At the start of my M.Des journey, I used to get excited when we were introduced to different processes & tools. Now, creative thinking is a highly demanding task (a small undisclosed clause that tends to get overlooked while signing up for this profession) & we, humans, are evolved to be energy efficient. We try to save the calorie-resources as much as possible to increase the chances of our survival. It makes sense to build ourselves a template and follow a fixed pattern which could be applicable to the maximum possible situations. The feeling of collecting & knowing more processes felt safe & comforting. The feeling is similar to collecting better ammunition & power-ups in videogames or having a feeling of a stocked grocery at home. The more I read & learnt about these processes, the more I thought I was growing as a designer. We naturally start taking comfort in these known processes to face the ambiguity before us. The comfort of knowing what comes next; to be able to apply the set template to any situation or problem. It felt good learning about the design processes. It felt empowering to find such tools at my disposal to solve the problems. The world, for once, felt easy. I thought, “So, if this is the problem, this is how it should be solved. If this is the design stage you are at, such and such tool can be used”. The conventions keeps building & start to numb our creative faculty so much so that the person hired to think outside the box is confined to one. Rather than opening ourselves to the problem, we start closing ourselves to the possible solutions.

While in an academic setting, things are easier for you. You are expected to follow the process diligently without the considerations of industry factors. When one steps out of academics & gets into the industry, things start to be different. In the industry, the resources & the cost are of primary consideration. When I was interning at Flipkart as a product designer, I was tasked with a project. I thought to myself, “I knew so many processes, right? It should be easy”. And then it struck me — While I did learn many processes, I never gave it a thought of learning about the situational application of it. I ended up asking my mentor: “How to know which design process to use?”. For me, it was a puzzling experience. I was taught about the processes & I was confident about them, but the problem was in the ability to make the decision in a real-world project where every penny was accounted for. The answer I got was: “The one that you think will help the most in solving the user’s problem”.

What ‘I’ think !?

No wonder it put me in discomfort. How do ‘I’ decide what’s best for solving the problem at hand? Isn’t this what the process is there to help me with? I realized that while being extremely engaged in learning about hundreds of different processes & building a one-size-fits-all template, I had completely ignored its proper utilization. I realized that ‘design’ cannot be reduced to a bunch of processes & tools.

Thus, the search began.

Many days, weeks went by in self-deliberation on this question and this is where the power of being at one of the best design-schools in India plays its role. These are the difficult questions that a design school affords you to think of, because it also contains the capacity to provide with an answer. I went ahead & asked this question to one of my design profs: “How does a designer know which process to use & at what stage? Given the fact that utilizing a process in the industry will have a cost. How, then do we evaluate which process to use in order to have an optimized pipeline in solving the problem?”

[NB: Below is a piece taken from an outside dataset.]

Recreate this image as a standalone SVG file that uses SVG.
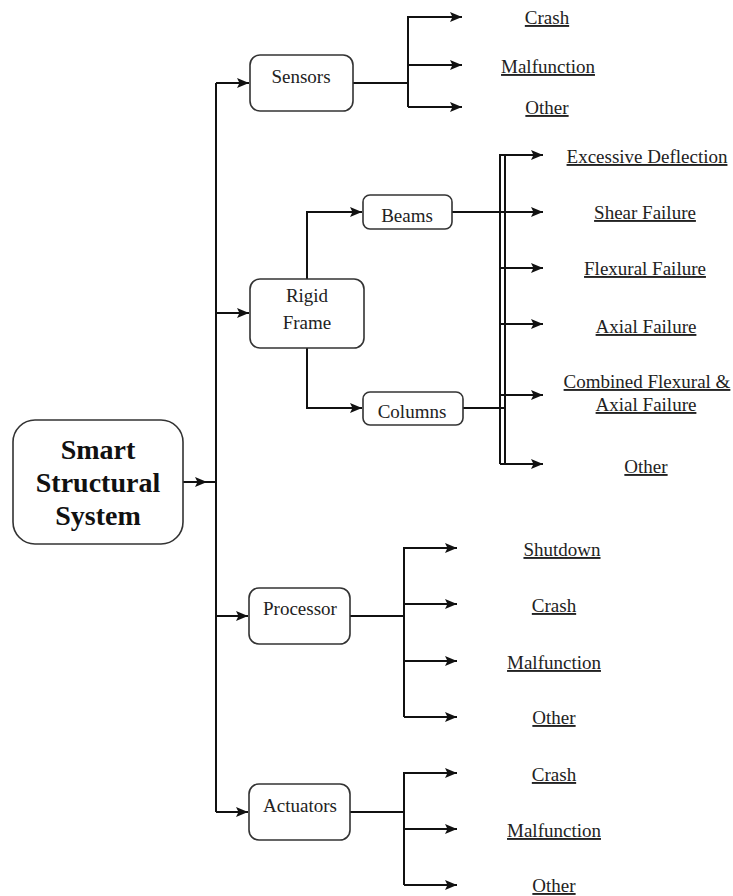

“You can never know. The secret to this was never to be found in the design processes or the tools. The secret– is always within the designer. It is the designer that gives power to the processes. And to be able to practically demonstrate that a designer has realized this, they need to have case studies as a part of their portfolio”.

This was it!

This statement lit up my neurons & carved out a path to design-enlightenment. I was able to connect the dots & found myself rejuvenated once again. The primary objective of the design schools, what I once thought, is not just to teach students about the processes & tools but to make them internalize this magic. Let there be hundreds of processes to come & countless of unseen situations. It’s the magic that ‘I’ bring will add up with the process & solve the problem. To keep working on my design magic, to continuously develop the faculty of connecting the dots & present a story forward. This is how I will grow in my design journey. Throughout the M.Des, I continued to work on this aspect. And today, I feel much more comfortable in handling ambiguity & confident in stitching my own processes to approach a problem. This is painstaking, no doubt– but isn’t this what makes the journey so much fun?

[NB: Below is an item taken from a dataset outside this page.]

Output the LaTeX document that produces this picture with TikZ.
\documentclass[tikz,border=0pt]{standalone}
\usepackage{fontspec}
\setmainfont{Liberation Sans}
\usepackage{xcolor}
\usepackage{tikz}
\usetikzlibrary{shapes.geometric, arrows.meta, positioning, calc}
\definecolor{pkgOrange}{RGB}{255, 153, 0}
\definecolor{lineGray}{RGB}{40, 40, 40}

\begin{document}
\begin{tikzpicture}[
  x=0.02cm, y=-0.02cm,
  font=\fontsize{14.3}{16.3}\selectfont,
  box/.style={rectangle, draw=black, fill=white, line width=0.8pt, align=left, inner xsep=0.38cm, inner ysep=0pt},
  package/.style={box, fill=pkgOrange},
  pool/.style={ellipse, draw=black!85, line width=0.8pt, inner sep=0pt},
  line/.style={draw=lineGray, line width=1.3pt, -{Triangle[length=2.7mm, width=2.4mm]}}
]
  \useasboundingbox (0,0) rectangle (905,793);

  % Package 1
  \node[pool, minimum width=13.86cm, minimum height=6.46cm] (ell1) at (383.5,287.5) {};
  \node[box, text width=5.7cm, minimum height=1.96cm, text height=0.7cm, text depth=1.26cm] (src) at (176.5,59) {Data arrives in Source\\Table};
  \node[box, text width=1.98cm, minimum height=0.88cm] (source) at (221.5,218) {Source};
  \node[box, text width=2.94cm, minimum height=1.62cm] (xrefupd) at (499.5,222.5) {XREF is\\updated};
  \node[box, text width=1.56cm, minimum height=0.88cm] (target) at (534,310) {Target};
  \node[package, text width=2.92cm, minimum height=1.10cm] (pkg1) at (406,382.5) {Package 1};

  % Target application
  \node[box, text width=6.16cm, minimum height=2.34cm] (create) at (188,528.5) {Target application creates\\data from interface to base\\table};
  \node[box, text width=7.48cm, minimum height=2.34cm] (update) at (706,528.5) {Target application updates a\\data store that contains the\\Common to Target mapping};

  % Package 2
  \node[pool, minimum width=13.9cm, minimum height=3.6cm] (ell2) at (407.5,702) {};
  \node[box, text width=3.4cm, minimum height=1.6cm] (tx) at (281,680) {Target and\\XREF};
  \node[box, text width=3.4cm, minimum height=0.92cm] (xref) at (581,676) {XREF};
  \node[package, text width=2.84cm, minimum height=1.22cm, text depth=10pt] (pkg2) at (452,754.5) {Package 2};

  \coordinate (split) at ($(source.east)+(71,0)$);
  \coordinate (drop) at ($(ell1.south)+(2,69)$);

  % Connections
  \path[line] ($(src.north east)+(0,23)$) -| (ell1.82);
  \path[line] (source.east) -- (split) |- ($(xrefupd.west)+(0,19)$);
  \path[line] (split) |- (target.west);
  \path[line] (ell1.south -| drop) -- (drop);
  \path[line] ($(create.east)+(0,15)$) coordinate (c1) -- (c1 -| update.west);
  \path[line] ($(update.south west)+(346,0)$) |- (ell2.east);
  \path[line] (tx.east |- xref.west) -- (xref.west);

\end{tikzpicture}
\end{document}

Here, I would like to share a prediction with you all. I think that in the coming future, Generative AI will seamlessly integrate into design-thinking methodologies & new design processes will come up. The foundation model will be fed & trained with all the available design-process literature & org-specific design processes will get built on top of that. The result will be that, this novel piece of tool should be able to act as a facilitator not only to the org design teams but any other teams within that company which can potentially benefit in solving problems using design processes. The tool will suggest the most efficient & effective processes depending on the available data & the stage, the team is in. The size of the design teams in the future will be reduced & output will be highly optimized.

In such a future, where & how do you think the role of a designer will fit in? If such happens to be the case, we now hopefully understand ‘the design process’ a little better, don’t we?

Curious to know more on how I found this ‘magic’ for myself & how it works? Stay tuned for part 2: ‘My design process’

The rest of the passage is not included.